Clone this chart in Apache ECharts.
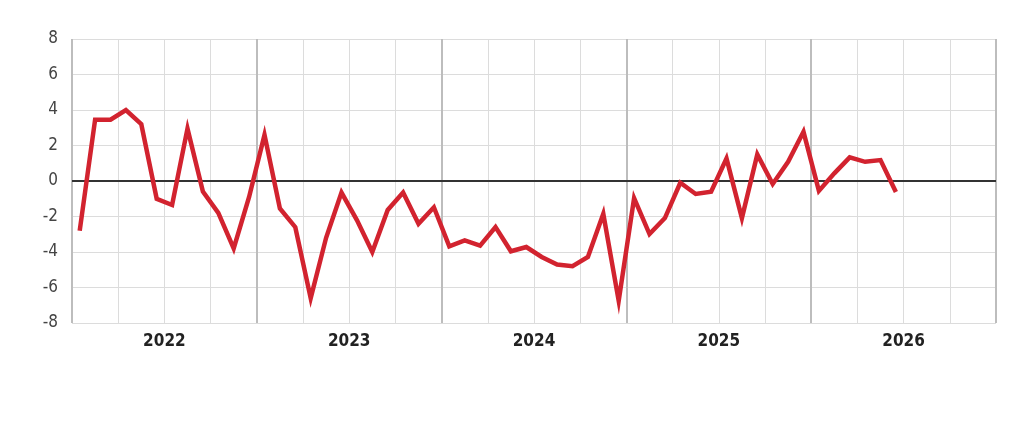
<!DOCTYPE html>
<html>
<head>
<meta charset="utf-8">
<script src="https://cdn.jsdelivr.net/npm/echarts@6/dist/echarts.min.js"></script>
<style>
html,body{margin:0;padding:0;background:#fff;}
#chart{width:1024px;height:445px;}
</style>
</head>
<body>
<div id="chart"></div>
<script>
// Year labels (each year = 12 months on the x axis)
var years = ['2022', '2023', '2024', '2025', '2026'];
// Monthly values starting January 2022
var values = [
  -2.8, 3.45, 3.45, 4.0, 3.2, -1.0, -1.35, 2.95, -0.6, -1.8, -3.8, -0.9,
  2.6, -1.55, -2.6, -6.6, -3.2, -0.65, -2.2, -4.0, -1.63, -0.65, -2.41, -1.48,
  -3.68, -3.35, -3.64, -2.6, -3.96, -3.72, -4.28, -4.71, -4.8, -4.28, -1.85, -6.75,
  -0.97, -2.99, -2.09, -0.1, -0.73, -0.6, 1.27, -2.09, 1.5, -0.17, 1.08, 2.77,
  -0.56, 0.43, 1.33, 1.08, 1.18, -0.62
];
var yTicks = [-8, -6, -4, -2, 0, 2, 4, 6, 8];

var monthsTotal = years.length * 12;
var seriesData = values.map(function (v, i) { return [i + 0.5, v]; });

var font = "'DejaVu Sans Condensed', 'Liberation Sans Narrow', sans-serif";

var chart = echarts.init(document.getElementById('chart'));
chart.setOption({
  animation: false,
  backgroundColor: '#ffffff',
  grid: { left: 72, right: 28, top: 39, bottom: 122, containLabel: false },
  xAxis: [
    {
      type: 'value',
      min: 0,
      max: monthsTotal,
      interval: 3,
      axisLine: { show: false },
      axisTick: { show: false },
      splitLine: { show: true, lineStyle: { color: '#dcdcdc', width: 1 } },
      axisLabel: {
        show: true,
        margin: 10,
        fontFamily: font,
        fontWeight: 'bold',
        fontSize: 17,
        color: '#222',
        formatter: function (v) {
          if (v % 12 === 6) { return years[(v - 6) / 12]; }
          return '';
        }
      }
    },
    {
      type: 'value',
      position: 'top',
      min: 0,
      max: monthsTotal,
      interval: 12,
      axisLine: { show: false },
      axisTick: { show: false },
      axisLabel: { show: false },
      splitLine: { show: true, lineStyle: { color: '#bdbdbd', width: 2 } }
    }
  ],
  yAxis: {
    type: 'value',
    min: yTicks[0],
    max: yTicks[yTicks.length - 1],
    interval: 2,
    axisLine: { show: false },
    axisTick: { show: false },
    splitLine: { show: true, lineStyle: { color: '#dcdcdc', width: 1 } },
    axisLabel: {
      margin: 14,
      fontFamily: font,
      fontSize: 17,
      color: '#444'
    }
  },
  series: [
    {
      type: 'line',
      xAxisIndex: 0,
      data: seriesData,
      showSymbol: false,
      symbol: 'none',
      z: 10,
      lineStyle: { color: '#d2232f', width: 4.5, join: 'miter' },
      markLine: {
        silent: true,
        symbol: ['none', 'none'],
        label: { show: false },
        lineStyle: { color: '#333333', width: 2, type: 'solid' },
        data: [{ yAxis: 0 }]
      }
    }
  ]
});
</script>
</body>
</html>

++++++++++

→ **EXERCISE AIM**:
Do not include the images; transcribe the rest of the listing exactly.

→ **EXERCISE RESPONSE**:
Clone this chart in Apache ECharts.
<!DOCTYPE html>
<html>
<head>
<meta charset="utf-8">
<script src="https://cdn.jsdelivr.net/npm/echarts@6/dist/echarts.min.js"></script>
<style>
html,body{margin:0;padding:0;background:#fff;}
#chart{width:1024px;height:445px;}
</style>
</head>
<body>
<div id="chart"></div>
<script>
// Year labels (each year = 12 months on the x axis)
var years = ['2022', '2023', '2024', '2025', '2026'];
// Monthly values starting January 2022
var values = [
  -2.8, 3.45, 3.45, 4.0, 3.2, -1.0, -1.35, 2.95, -0.6, -1.8, -3.8, -0.9,
  2.6, -1.55, -2.6, -6.6, -3.2, -0.65, -2.2, -4.0, -1.63, -0.65, -2.41, -1.48,
  -3.68, -3.35, -3.64, -2.6, -3.96, -3.72, -4.28, -4.71, -4.8, -4.28, -1.85, -6.75,
  -0.97, -2.99, -2.09, -0.1, -0.73, -0.6, 1.27, -2.09, 1.5, -0.17, 1.08, 2.77,
  -0.56, 0.43, 1.33, 1.08, 1.18, -0.62
];
var yTicks = [-8, -6, -4, -2, 0, 2, 4, 6, 8];

var monthsTotal = years.length * 12;
var seriesData = values.map(function (v, i) { return [i + 0.5, v]; });

var font = "'DejaVu Sans Condensed', 'Liberation Sans Narrow', sans-serif";

var chart = echarts.init(document.getElementById('chart'));
chart.setOption({
  animation: false,
  backgroundColor: '#ffffff',
  grid: { left: 72, right: 28, top: 39, bottom: 122, containLabel: false },
  xAxis: [
    {
      type: 'value',
      min: 0,
      max: monthsTotal,
      interval: 3,
      axisLine: { show: false },
      axisTick: { show: false },
      splitLine: { show: true, lineStyle: { color: '#dcdcdc', width: 1 } },
      axisLabel: {
        show: true,
        margin: 10,
        fontFamily: font,
        fontWeight: 'bold',
        fontSize: 17,
        color: '#222',
        formatter: function (v) {
          if (v % 12 === 6) { return years[(v - 6) / 12]; }
          return '';
        }
      }
    },
    {
      type: 'value',
      position: 'top',
      min: 0,
      max: monthsTotal,
      interval: 12,
      axisLine: { show: false },
      axisTick: { show: false },
      axisLabel: { show: false },
      splitLine: { show: true, lineStyle: { color: '#bdbdbd', width: 2 } }
    }
  ],
  yAxis: {
    type: 'value',
    min: yTicks[0],
    max: yTicks[yTicks.length - 1],
    interval: 2,
    axisLine: { show: false },
    axisTick: { show: false },
    splitLine: { show: true, lineStyle: { color: '#dcdcdc', width: 1 } },
    axisLabel: {
      margin: 14,
      fontFamily: font,
      fontSize: 17,
      color: '#444'
    }
  },
  series: [
    {
      type: 'line',
      xAxisIndex: 0,
      data: seriesData,
      showSymbol: false,
      symbol: 'none',
      z: 10,
      lineStyle: { color: '#d2232f', width: 4.5, join: 'miter' },
      markLine: {
        silent: true,
        symbol: ['none', 'none'],
        label: { show: false },
        lineStyle: { color: '#333333', width: 2, type: 'solid' },
        data: [{ yAxis: 0 }]
      }
    }
  ]
});
</script>
</body>
</html>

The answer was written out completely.